Несомненно, что Кутненское сражение трех русских корпусов 2‐й армии 1–3 ноября в междуречье Вислы и Варты окончательно похоронило надежды Ставки на вторжение в Германию еще осенью 1914 года. Немцы неудержимо шли вперед, а русские высшие штабы все еще дремали в самоуспокоении. После падения Кутно утром 3 ноября германский командарм-9 А. фон Макензен стал прорываться к Ловичу, центру русских коммуникаций, чтобы отрезать 2‐ю русскую армию от Варшавы и прижать ее к тому участку Вислы, где нет мостов. После этого немецкий военачальник мог выбирать цель в зависимости от выгоды обстановки: разгром 1‐й русской армии или окружение 2‐й армии.

Главкосевзап Н.В. Рузский «прозрел» только к середине дня 2 ноября, когда немцев было уже нельзя остановить просто так, одними лишь оборонительными действиями на занятых позициях.
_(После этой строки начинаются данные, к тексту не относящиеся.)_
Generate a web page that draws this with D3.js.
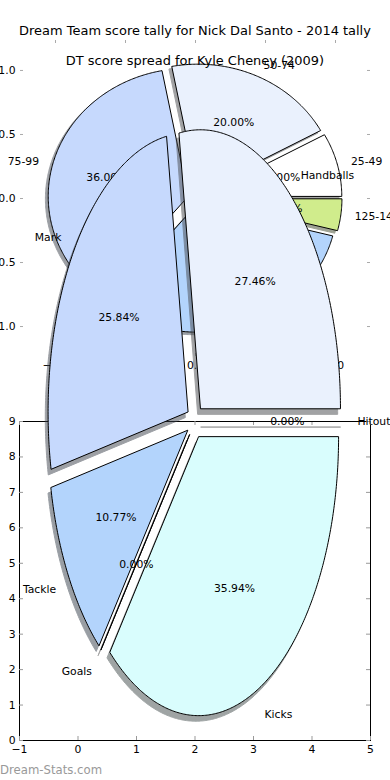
<!DOCTYPE html>
<html>
<head>
<meta charset="utf-8">
<script src="https://cdn.jsdelivr.net/npm/d3@7"></script>
<style>
  body { margin: 0; background: #fff; }
  text { font-family: "DejaVu Sans", sans-serif; }
</style>
</head>
<body>
<div id="chart"></div>
<script>
const width = 390,
    height = 780;

// Nick Dal Santo 2014 tally, counter-clockwise from 3 o'clock
const tallyLabels = ["Hitout", "Handballs", "Mark", "Tackle", "Goals", "Kicks"];
const tallyValues = [0, 27.46, 25.84, 10.77, 0, 35.94];
const tallyColors = ["#ffffff", "#eaf1fd", "#c6d9fd", "#b3d4fc", "#ffffff", "#d9fdfd"];

// Kyle Cheney 2009 score spread (games per bracket)
const spreadLabels = ["25-49", "50-74", "75-99", "100-124", "125-149"];
const spreadValues = [2, 5, 9, 8, 1];
const spreadColors = ["#ffffff", "#eaf1fd", "#c6d9fd", "#b3d4fc", "#d0ec8c"];

// ticks
const pieTicks = [-1, -0.5, 0, 0.5, 1];
const boxXTicks = [-1, 0, 1, 2, 3, 4, 5];
const boxYTicks = [0, 1, 2, 3, 4, 5, 6, 7, 8, 9];

const titleTally = "Dream Team score tally for Nick Dal Santo - 2014 tally";
const titleSpread = "DT score spread for Kyle Cheney (2009)";

const svg = d3.select("#chart")
    .append("svg")
    .attr("width", width)
    .attr("height", height);

// scales
const xPie = d3.scaleLinear().domain([-1.25, 1.25]).range([20, 370]);
const ySpread = d3.scaleLinear().domain([-1.234, 1.234]).range([356, 40]);
const yTally = d3.scaleLinear().domain([-1, 1]).range([700.5, 142.5]);
const xBox = d3.scaleLinear().domain([-1, 5]).range([19, 370]);
const yBox = d3.scaleLinear().domain([0, 9]).range([740, 421]);

const fontSize = 10.8;

function styleAxis(g, color) {
    g.select(".domain").remove();
    g.selectAll(".tick line").attr("stroke", color);
    g.selectAll(".tick text")
        .attr("fill", "#000")
        .style("font-size", fontSize + "px")
        .style("font-family", "DejaVu Sans");
}

function wedgePath(a, off, sx, sy, dx, dy) {
    const n = Math.max(1, Math.ceil(Math.abs(a.endAngle - a.startAngle) / 0.01));
    const pts = [[off[0], off[1]]];
    for (let i = 0; i <= n; i++) {
        const t = a.startAngle + (a.endAngle - a.startAngle) * i / n;
        pts.push([off[0] + Math.sin(t), off[1] + Math.cos(t)]);
    }
    return d3.line().x(p => sx(p[0] + dx)).y(p => sy(p[1] + dy))(pts) + "Z";
}

// matplotlib-like pie: exploded, shadowed, labels at 1.1, percents at 0.6
function drawPie(g, labels, values, colors, sx, sy, explode) {
    const total = d3.sum(values);
    const arcs = d3.pie().sort(null)
        .startAngle(Math.PI / 2)
        .endAngle(Math.PI / 2 - 2 * Math.PI)(values);
    arcs.forEach(a => {
        const mid = (a.startAngle + a.endAngle) / 2;
        a.mid = mid;
        a.off = [explode * Math.sin(mid), explode * Math.cos(mid)];
    });

    g.append("g").selectAll("path")
        .data(arcs)
        .enter()
        .append("path")
        .attr("d", a => wedgePath(a, a.off, sx, sy, -0.02, -0.02))
        .each(function (a) {
            const c = d3.rgb(colors[a.index]);
            const s = d3.rgb(c.r * 0.3, c.g * 0.3, c.b * 0.3).toString();
            d3.select(this).attr("fill", s).attr("stroke", s);
        })
        .attr("opacity", 0.5);

    g.append("g").selectAll("path")
        .data(arcs)
        .enter()
        .append("path")
        .attr("d", a => wedgePath(a, a.off, sx, sy, 0, 0))
        .attr("fill", a => colors[a.index])
        .attr("stroke", "#000")
        .attr("stroke-width", 1)
        .attr("stroke-linejoin", "round");

    const txt = g.append("g").style("font-size", fontSize + "px");
    txt.selectAll("text.lab")
        .data(arcs)
        .enter()
        .append("text")
        .attr("class", "lab")
        .attr("x", a => sx(a.off[0] + 1.1 * Math.sin(a.mid)))
        .attr("y", a => sy(a.off[1] + 1.1 * Math.cos(a.mid)))
        .attr("dy", "0.35em")
        .attr("text-anchor", a => (a.off[0] + 1.1 * Math.sin(a.mid)) > 0 ? "start" : "end")
        .text(a => labels[a.index]);
    txt.selectAll("text.pct")
        .data(arcs)
        .enter()
        .append("text")
        .attr("class", "pct")
        .attr("x", a => sx(a.off[0] + 0.6 * Math.sin(a.mid)))
        .attr("y", a => sy(a.off[1] + 0.6 * Math.cos(a.mid)))
        .attr("dy", "0.35em")
        .attr("text-anchor", "middle")
        .text(a => d3.format(".2f")(a.value / total * 100) + "%");
}

// ---- spread axes (Kyle Cheney) ----
const gB = svg.append("g");
gB.append("g").attr("transform", "translate(0,40)")
    .call(d3.axisTop(xPie).tickValues(pieTicks).tickSizeInner(-3).tickSizeOuter(0).tickFormat(""))
    .call(g => styleAxis(g, "#aaa"));
gB.append("g").attr("transform", "translate(0,356)")
    .call(d3.axisBottom(xPie).tickValues(pieTicks).tickSizeInner(-3).tickSizeOuter(0)
        .tickPadding(5.3).tickFormat(d3.format(".1f")))
    .call(g => styleAxis(g, "#aaa"));
gB.append("g").attr("transform", "translate(20,0)")
    .call(d3.axisLeft(ySpread).tickValues(pieTicks).tickSizeInner(-3).tickSizeOuter(0)
        .tickPadding(4.5).tickFormat(d3.format(".1f")))
    .call(g => styleAxis(g, "#aaa"));
gB.append("g").attr("transform", "translate(370,0)")
    .call(d3.axisRight(ySpread).tickValues(pieTicks).tickSizeInner(-3).tickSizeOuter(0).tickFormat(""))
    .call(g => styleAxis(g, "#aaa"));

drawPie(gB, spreadLabels, spreadValues, spreadColors, xPie, ySpread, 0.05);

gB.append("text")
    .attr("x", 195)
    .attr("y", 65)
    .attr("text-anchor", "middle")
    .style("font-size", "12.96px")
    .text(titleSpread);

// ---- empty box axes ----
const gC = svg.append("g");
gC.append("rect")
    .attr("x", xBox(-1) + 0.5)
    .attr("y", yBox(9) + 0.5)
    .attr("width", xBox(5) - xBox(-1))
    .attr("height", yBox(0) - yBox(9))
    .attr("fill", "none")
    .attr("stroke", "#000")
    .attr("stroke-width", 1);
gC.append("g").attr("transform", "translate(0,740)")
    .call(d3.axisBottom(xBox).tickValues(boxXTicks).tickSizeInner(-4).tickSizeOuter(0)
        .tickPadding(5).tickFormat(d3.format("d")))
    .call(g => styleAxis(g, "#999"));
gC.append("g").attr("transform", "translate(0,421)")
    .call(d3.axisTop(xBox).tickValues(boxXTicks).tickSizeInner(-4).tickSizeOuter(0).tickFormat(""))
    .call(g => styleAxis(g, "#999"));
gC.append("g").attr("transform", "translate(19,0)")
    .call(d3.axisLeft(yBox).tickValues(boxYTicks).tickSizeInner(-4).tickSizeOuter(0)
        .tickPadding(3.5).tickFormat(d3.format("d")))
    .call(g => styleAxis(g, "#999"));
gC.append("g").attr("transform", "translate(370,0)")
    .call(d3.axisRight(yBox).tickValues(boxYTicks).tickSizeInner(-4).tickSizeOuter(0).tickFormat(""))
    .call(g => styleAxis(g, "#999"));

// ---- tally axes (Nick Dal Santo) ----
const gA = svg.append("g");
gA.append("text")
    .attr("x", 195)
    .attr("y", 34.5)
    .attr("text-anchor", "middle")
    .style("font-size", "12.96px")
    .text(titleTally);

drawPie(gA, tallyLabels, tallyValues, tallyColors, xPie, yTally, 0.06);

// watermark
svg.append("text")
    .attr("x", 0)
    .attr("y", 774)
    .attr("fill", "#999")
    .style("font-size", "11.7px")
    .text("Dream-Stats.com");
</script>
</body>
</html>
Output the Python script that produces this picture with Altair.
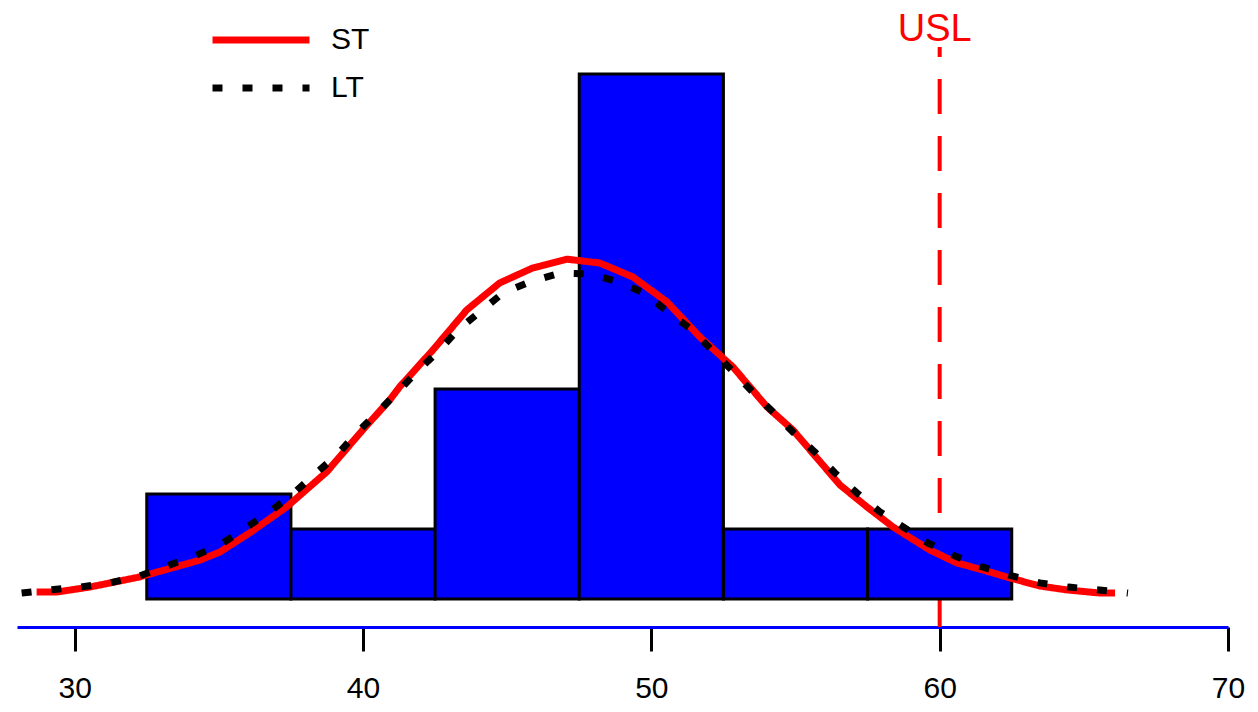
import altair as alt
import pandas as pd

# Histogram (counts per bin)
bin_start = [32.5, 37.5, 42.5, 47.5, 52.5, 57.5]
bin_end = [37.5, 42.5, 47.5, 52.5, 57.5, 62.5]
counts = [3, 2, 6, 15, 2, 2]

# Short-term fitted curve
st_x = [28.68, 29.38, 30.52, 32.25, 34.34, 35.03, 36.07, 37.35, 38.74, 39.99,
        40.93, 41.27, 42.42, 43.60, 44.74, 45.89, 47.07, 48.21, 49.36, 50.54,
        51.68, 52.83, 54.01, 54.91, 56.54, 57.48, 58.38, 59.66, 60.60, 61.50,
        62.44, 63.48, 64.41, 65.56, 66.08]
st_y = [0.20, 0.20, 0.34, 0.63, 1.11, 1.34, 1.89, 2.63, 3.63, 4.83,
        5.69, 6.06, 7.11, 8.26, 9.03, 9.46, 9.71, 9.60, 9.20, 8.49,
        7.49, 6.63, 5.49, 4.83, 3.26, 2.63, 2.06, 1.40, 1.03, 0.83,
        0.60, 0.37, 0.26, 0.17, 0.17]

# Long-term fitted curve
lt_x = [28.16, 29.13, 30.17, 31.21, 32.15, 33.19, 34.16, 35.03, 35.93, 36.77,
        37.56, 38.29, 39.09, 39.78, 40.48, 41.27, 41.86, 42.59, 43.29, 44.05,
        44.85, 45.78, 46.83, 47.87, 48.84, 49.77, 50.57, 51.41, 52.10, 52.79,
        53.52, 54.22, 54.91, 55.67, 56.37, 57.13, 57.93, 58.79, 59.59, 60.53,
        61.50, 62.51, 63.48, 64.48, 65.53, 66.53]
lt_y = [0.17, 0.26, 0.34, 0.46, 0.63, 0.94, 1.23, 1.54, 2.03, 2.49,
        3.00, 3.54, 4.11, 4.74, 5.31, 5.97, 6.49, 7.06, 7.69, 8.20,
        8.74, 9.06, 9.31, 9.29, 9.06, 8.74, 8.20, 7.69, 7.11, 6.54,
        5.91, 5.34, 4.77, 4.20, 3.60, 3.03, 2.49, 2.03, 1.60, 1.23,
        0.91, 0.66, 0.46, 0.34, 0.26, 0.17]

usl = 60
usl_top = 15.77
x_ticks = [30, 40, 50, 60, 70]
x_domain = [28, 70]
y_domain = [-0.8, 16.886]
series = ["ST", "LT"]

FONT = "Liberation Sans"

bars_df = pd.DataFrame({"start": bin_start, "end": bin_end, "count": counts})
st_df = pd.DataFrame({"x": st_x, "y": st_y, "series": "ST"})
lt_df = pd.DataFrame({"x": lt_x, "y": lt_y, "series": "LT"})
usl_df = pd.DataFrame({"x": [usl], "ybot": [y_domain[0]], "ytop": [usl_top], "label": ["USL"]})

xscale = alt.Scale(domain=x_domain, nice=False, zero=False)
yscale = alt.Scale(domain=y_domain, nice=False, zero=False)

xaxis = alt.Axis(values=x_ticks, title=None, grid=False, domainColor="#0000FF",
                 domainWidth=3, tickColor="black", tickWidth=3, tickSize=24,
                 labelFontSize=30, labelFont=FONT, labelColor="black",
                 labelPadding=22, format="d", labelFlush=False)

color_scale = alt.Scale(domain=series, range=["#FF0000", "#000000"])
dash_scale = alt.Scale(domain=series, range=[[1, 0], [10, 20]])
legend = alt.Legend(title=None, orient="none", legendX=192, legendY=8,
                    symbolType="stroke", symbolSize=9409, symbolStrokeWidth=7,
                    labelFontSize=30, labelFont=FONT, labelColor="black",
                    labelOffset=18, rowPadding=0, clipHeight=48, padding=0)

rule = alt.Chart(usl_df).mark_rule(color="#FF0000", strokeWidth=4, strokeDash=[35, 22]).encode(
    x=alt.X("x:Q", scale=xscale, axis=xaxis),
    y=alt.Y("ybot:Q", scale=yscale, axis=None),
    y2="ytop:Q",
)

bars = alt.Chart(bars_df).mark_rect(color="#0000FF", stroke="black", strokeWidth=3).encode(
    x=alt.X("start:Q", scale=xscale, axis=xaxis),
    x2="end:Q",
    y=alt.Y("count:Q", scale=yscale, axis=None),
    y2=alt.datum(0),
)

def curve(df):
    return alt.Chart(df).mark_line(strokeWidth=7, strokeCap="butt", strokeJoin="round").encode(
        x=alt.X("x:Q", scale=xscale, axis=xaxis),
        y=alt.Y("y:Q", scale=yscale, axis=None),
        color=alt.Color("series:N", scale=color_scale, legend=legend),
        strokeDash=alt.StrokeDash("series:N", scale=dash_scale, legend=legend),
        order=alt.Order("x:Q"),
    )

label = alt.Chart(usl_df).mark_text(color="#FF0000", fontSize=38, font=FONT,
                                    baseline="alphabetic", align="center", dx=-5).encode(
    x=alt.X("x:Q", scale=xscale, axis=xaxis),
    y=alt.value(33),
    text="label:N",
)

chart = alt.layer(rule, bars, curve(st_df), curve(lt_df), label).properties(
    width=1211, height=619,
    autosize=alt.AutoSizeParams(type="none"),
    padding={"left": 9, "top": 0, "right": 22, "bottom": 80},
    background="white",
).configure_view(stroke=None)

chart.save("out.html", embed_options={"renderer": "svg", "actions": False})
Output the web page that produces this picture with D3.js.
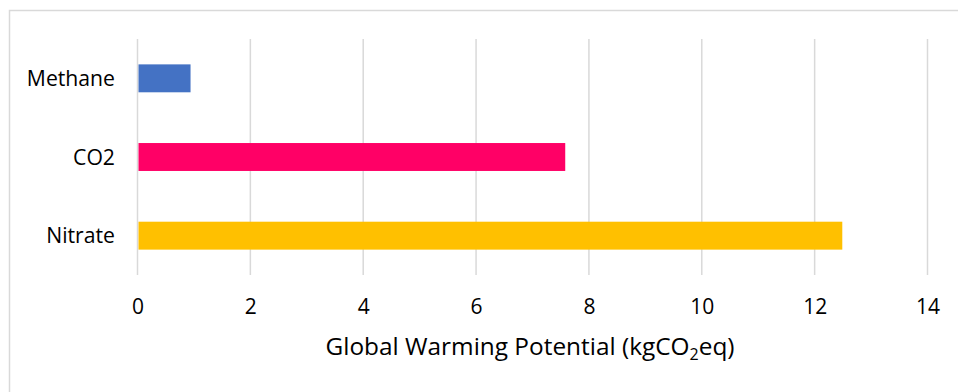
<!DOCTYPE html>
<html>
<head>
<meta charset="utf-8">
<script src="https://cdn.jsdelivr.net/npm/d3@7"></script>
<style>
  html, body { margin: 0; padding: 0; background: #fff; }
  svg { display: block; font-family: "Open Sans", sans-serif; }
</style>
</head>
<body>
<svg id="chart" width="958" height="392"></svg>
<script>
// Global warming potential by source (kgCO2eq)
const categories = ["Methane", "CO2", "Nitrate"];
const values = [0.94, 7.58, 12.49];
const barColors = ["#4472C4", "#FF0066", "#FFC000"];
const xTicks = [0, 2, 4, 6, 8, 10, 12, 14];

const svg = d3.select("#chart");
const plot = { left: 137.5, right: 927.5, top: 39, bottom: 275 };
const FONT = "'Open Sans', sans-serif";

// chart frame
svg.append("rect")
  .attr("x", 9.5).attr("y", 10.5)
  .attr("width", 970).attr("height", 400)
  .attr("fill", "none").attr("stroke", "#D9D9D9").attr("stroke-width", 1.5);

const x = d3.scaleLinear().domain([0, 14]).range([plot.left, plot.right]);
const y = d3.scaleBand().domain(categories).range([plot.top, plot.bottom])
  .paddingInner(0.645).paddingOuter(0.3225);

// vertical gridlines
svg.append("g").selectAll("line").data(xTicks).join("line")
  .attr("x1", d => x(d)).attr("x2", d => x(d))
  .attr("y1", plot.top).attr("y2", plot.bottom)
  .attr("stroke", "#D9D9D9").attr("stroke-width", 1.5);

// bars
svg.append("g").selectAll("rect").data(categories).join("rect")
  .attr("x", x(0) + 1)
  .attr("y", d => y(d))
  .attr("width", (d, i) => x(values[i]) - x(0) - 1)
  .attr("height", y.bandwidth())
  .attr("fill", (d, i) => barColors[i]);

// x axis tick labels
const xAxis = d3.axisBottom(x).tickValues(xTicks).tickSize(0);
const gx = svg.append("g").attr("transform", `translate(0,${plot.bottom})`).call(xAxis);
gx.select(".domain").remove();
gx.selectAll("text")
  .attr("y", 39).attr("dy", 0)
  .attr("font-family", FONT).attr("font-size", 21).attr("fill", "#000");

// y axis category labels
const yAxis = d3.axisLeft(y).tickSize(0).tickPadding(22.5);
const gy = svg.append("g").attr("transform", `translate(${plot.left},0)`).call(yAxis);
gy.select(".domain").remove();
gy.selectAll("text")
  .attr("dy", "0.36em")
  .attr("font-family", FONT).attr("font-size", 21.2).attr("fill", "#000");

// axis title with subscript
const title = svg.append("text")
  .attr("x", 530).attr("y", 355)
  .attr("text-anchor", "middle")
  .attr("font-family", FONT)
  .attr("font-size", 24.4).attr("fill", "#000");
title.append("tspan").text("Global Warming Potential (kgCO");
title.append("tspan").attr("font-size", 16).attr("dy", 5).text("2");
title.append("tspan").attr("dy", -5).text("eq)");
</script>
</body>
</html>
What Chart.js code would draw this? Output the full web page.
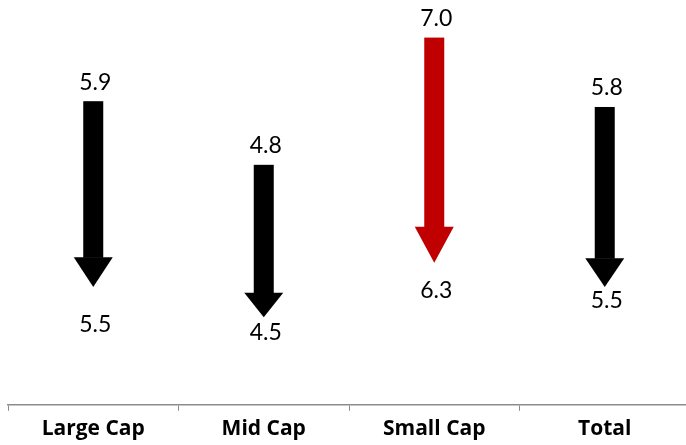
<!DOCTYPE html>
<html>
<head>
<meta charset="utf-8">
<script src="https://cdn.jsdelivr.net/npm/chart.js@4/dist/chart.umd.min.js"></script>
<style>
  html, body { margin: 0; padding: 0; background: #fff; overflow: hidden; }
  #wrap { width: 692px; height: 445px; }
</style>
</head>
<body>
<div id="wrap"><canvas id="c" width="692" height="445"></canvas></div>
<script>
// Segments, before and after values
const categories = ['Large Cap', 'Mid Cap', 'Small Cap', 'Total'];
const startValues = [5.9, 4.8, 7.0, 5.8];
const endValues = [5.5, 4.5, 6.3, 5.5];

// Arrow colours per segment (Small Cap highlighted)
const arrowColors = ['#000000', '#000000', '#C00000', '#000000'];
// Space between an arrow tip and the label printed under it
const endLabelGap = [38, 15, 28, 14];

const arrowPlugin = {
  id: 'arrows',
  afterDatasetsDraw(chart) {
    const ctx = chart.ctx;
    const xs = chart.scales.x;
    const ys = chart.scales.yStart;
    const ye = chart.scales.yEnd;
    const shaftW = 20, headW = 39;
    ctx.save();
    categories.forEach((cat, i) => {
      const cx = xs.getPixelForValue(i);
      const top = ys.getPixelForValue(startValues[i]);
      const tip = ye.getPixelForValue(endValues[i]);
      const len = tip - top;
      const headLen = Math.max(24, 0.16 * len);
      const base = tip - headLen;
      ctx.fillStyle = arrowColors[i];
      ctx.fillRect(cx - shaftW / 2, top, shaftW, base - top + 0.5);
      ctx.beginPath();
      ctx.moveTo(cx - headW / 2, base);
      ctx.lineTo(cx + headW / 2, base);
      ctx.lineTo(cx, tip);
      ctx.closePath();
      ctx.fill();

      ctx.fillStyle = '#000';
      ctx.font = '23px Lato, "Open Sans", sans-serif';
      ctx.textAlign = 'center';
      ctx.textBaseline = 'middle';
      ctx.fillText(startValues[i].toFixed(1), cx + 2, top - 19);
      ctx.fillText(endValues[i].toFixed(1), cx + 2, tip + endLabelGap[i]);
    });
    ctx.restore();
  }
};

new Chart(document.getElementById('c'), {
  type: 'line',
  data: {
    labels: categories,
    datasets: [
      { label: 'Before', data: startValues, yAxisID: 'yStart', showLine: false, pointRadius: 0 },
      { label: 'After', data: endValues, yAxisID: 'yEnd', showLine: false, pointRadius: 0 }
    ]
  },
  options: {
    responsive: false,
    animation: false,
    events: [],
    layout: { padding: { left: 8, right: 2, top: 0, bottom: -3 } },
    plugins: { legend: { display: false }, tooltip: { enabled: false } },
    scales: {
      x: {
        type: 'category',
        offset: true,
        grid: {
          display: true,
          offset: true,
          drawOnChartArea: false,
          drawTicks: true,
          tickLength: 6,
          color: '#8c8c8c',
          lineWidth: 1
        },
        border: { display: true, color: '#8c8c8c', width: 1.5 },
        ticks: {
          color: '#000',
          padding: 6,
          font: { family: '"Open Sans", Lato, sans-serif', size: 21, weight: 'bold' }
        }
      },
      yStart: { type: 'linear', display: false, min: 0.65, max: 7.65 },
      yEnd: { type: 'linear', display: false, min: 1.6, max: 15.0 }
    }
  },
  plugins: [arrowPlugin]
});
</script>
</body>
</html>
Советский исследователь так оценивает деятельность главкосевзапа и его сотрудников в первые дни развития операции: «Работа штаба фронта… с 8 по 15 ноября [нового стиля] характеризуется: 1) недооценкой имеющихся сведений о противнике; 2) недооценкой или незнанием противника; 3) предвзятым мнением штаба Северо-Западного фронта, что противник там, куда отошел; 4) оперативной невосприимчивостью высших штабов русской армии»[260].

Осознание масштабов теперь уже вполне вероятного поражения могло ужаснуть кого угодно. По сути, неприятель, заведомо уступавший в силах и средствах, сейчас вполне мог уничтожить чуть ли не половину наличных сил Северо-Западного фронта. И только теперь главнокомандующий армиями фронта отдает приказ о приостановке наступления 2‐й армии и переброске 5‐й армии П.А. Плеве форсированными маршами под Варшаву и Лодзь. Войска 4‐й армии А.Е. Эверта также были остановлены впредь до выяснения обстановки: германский клин, угрожавший рассечь русскую группировку надвое, создавал все предпосылки для уничтожения русских по частям. И первой жертвой должны были стать подразделения 2‐й армии, большая доля которых уже вступила в бой с противником, всюду имевшим превосходство в силах и средствах.